Casino Jack: Skip this fluff

A scene from Casino Jack – © 2010 – ATO Pictures.

Casino Jack – When I lambasted Casino Jack for being too much of a Hollywood movie and not enough of a true biopic, I received a personal email from director George Hickenlooper that came off angry at first and then went into detail of his intentions with the film. Unfortunately, Hickenlooper passed away before I got the chance to discuss it with him further, but my feelings on the movie haven’t changed, and it’s just as annoying now as it was then. The problem is with Kevin Spacey, who plays real-life Washington, D.C. lobbyist Jack Abramoff. Abramoff got in over his head with greed and ended up in prison because of his involvement with several illegal deals. Spacey plays him like any other character he’s played before and you can’t help but think he’s just playing himself. The saving grace of the film is Barry Pepper, who keeps it somewhat interesting enough to sit through with his portrayal of Abramoff’s lackey, Michael Scanlon. If you’re interested in the subject, skip this fluff and watch the doc Casino Jack and the United States of Money instead.

2 out of 5 stars.

Here is the trailer for Casino Jack and the United States of Money:

And the trailer for Casino Jack:

Dogtooth: Use caution

An image from Dogtooth – © 2009 Kino International.

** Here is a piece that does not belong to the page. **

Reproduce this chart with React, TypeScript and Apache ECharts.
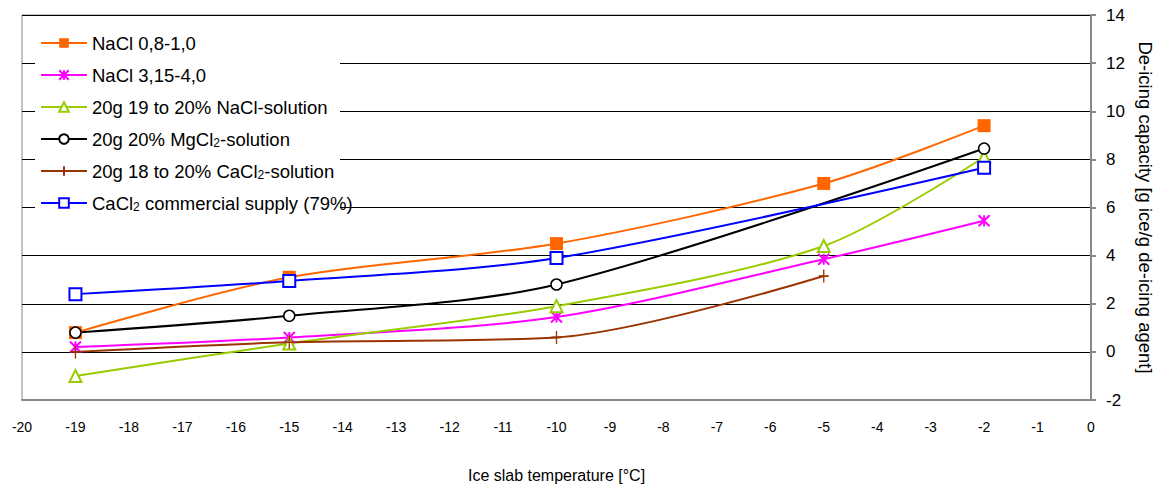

Dogtooth – It’s been a long time since I’ve been so divided over a movie as much as I am over Dogtooth. Part of me really loved it, while the other part despised the hell out of it. I’m shocked it got nominated for an Oscar (best foreign film), yet at the same time happy the Academy was brave enough to acknowledge it. I’m sure I won’t be alone in my apprehension with it either. The movie, about three teenage children kept locked away from the outside world by their parents in a cult-like compound, is cold, features many awkward sexual scenes, some scenes of incest, and creates an overall uneasy feeling while watching it. But there is something so intriguing and artistic about it that it’s haunted me ever since screening it. No, it’s not for everyone, but if you go in with an open mind you might find the good in it as well.